Look through the listing and locate every line containing the word "draw"; copy those lines.

--- begin ---

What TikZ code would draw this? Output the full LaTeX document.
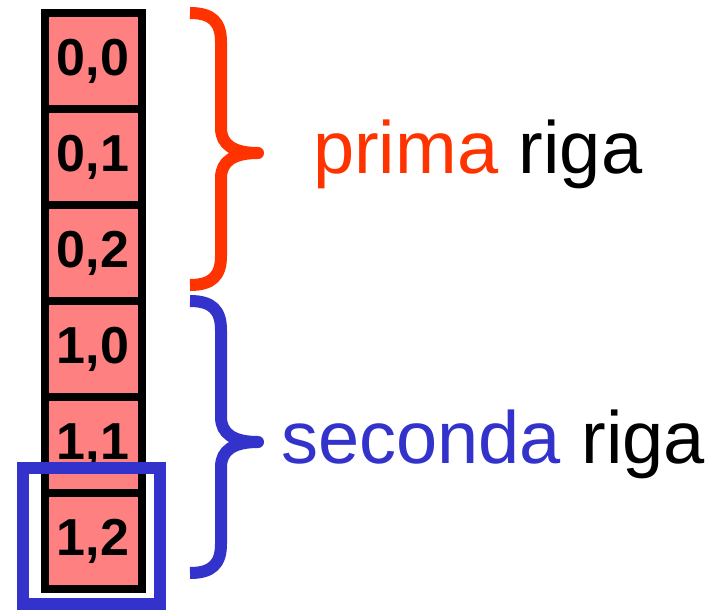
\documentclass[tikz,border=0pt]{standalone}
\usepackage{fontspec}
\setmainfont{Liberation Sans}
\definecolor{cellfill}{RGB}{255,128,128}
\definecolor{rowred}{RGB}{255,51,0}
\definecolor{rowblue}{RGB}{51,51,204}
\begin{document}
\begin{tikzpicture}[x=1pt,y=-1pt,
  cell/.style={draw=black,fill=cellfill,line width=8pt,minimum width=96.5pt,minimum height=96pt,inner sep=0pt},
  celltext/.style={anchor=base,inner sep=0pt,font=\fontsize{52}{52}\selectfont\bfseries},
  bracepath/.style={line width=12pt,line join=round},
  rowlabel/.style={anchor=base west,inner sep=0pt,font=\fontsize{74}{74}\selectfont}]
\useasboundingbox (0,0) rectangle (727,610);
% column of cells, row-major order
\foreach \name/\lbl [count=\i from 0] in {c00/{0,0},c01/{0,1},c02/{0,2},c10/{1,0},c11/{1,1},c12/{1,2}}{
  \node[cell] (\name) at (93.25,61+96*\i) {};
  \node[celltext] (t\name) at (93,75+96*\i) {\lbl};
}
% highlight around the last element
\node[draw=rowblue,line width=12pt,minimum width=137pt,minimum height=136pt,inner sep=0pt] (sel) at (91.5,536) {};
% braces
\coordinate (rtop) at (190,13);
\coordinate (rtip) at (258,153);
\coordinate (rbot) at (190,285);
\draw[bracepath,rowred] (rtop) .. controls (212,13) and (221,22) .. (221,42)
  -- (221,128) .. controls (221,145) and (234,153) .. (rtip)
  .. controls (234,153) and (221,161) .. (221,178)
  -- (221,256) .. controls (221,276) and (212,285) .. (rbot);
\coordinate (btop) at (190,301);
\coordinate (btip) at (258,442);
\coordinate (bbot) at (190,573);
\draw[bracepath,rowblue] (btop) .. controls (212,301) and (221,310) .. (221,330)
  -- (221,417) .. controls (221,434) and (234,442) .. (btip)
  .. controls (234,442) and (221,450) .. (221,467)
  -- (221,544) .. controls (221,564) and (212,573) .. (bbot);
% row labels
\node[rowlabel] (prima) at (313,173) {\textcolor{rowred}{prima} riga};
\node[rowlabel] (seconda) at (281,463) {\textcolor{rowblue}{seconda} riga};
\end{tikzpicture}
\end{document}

--- end ---

WRITTEN REPLY ->
What TikZ code would draw this? Output the full LaTeX document.
  cell/.style={draw=black,fill=cellfill,line width=8pt,minimum width=96.5pt,minimum height=96pt,inner sep=0pt},
\node[draw=rowblue,line width=12pt,minimum width=137pt,minimum height=136pt,inner sep=0pt] (sel) at (91.5,536) {};
\draw[bracepath,rowred] (rtop) .. controls (212,13) and (221,22) .. (221,42)
\draw[bracepath,rowblue] (btop) .. controls (212,301) and (221,310) .. (221,330)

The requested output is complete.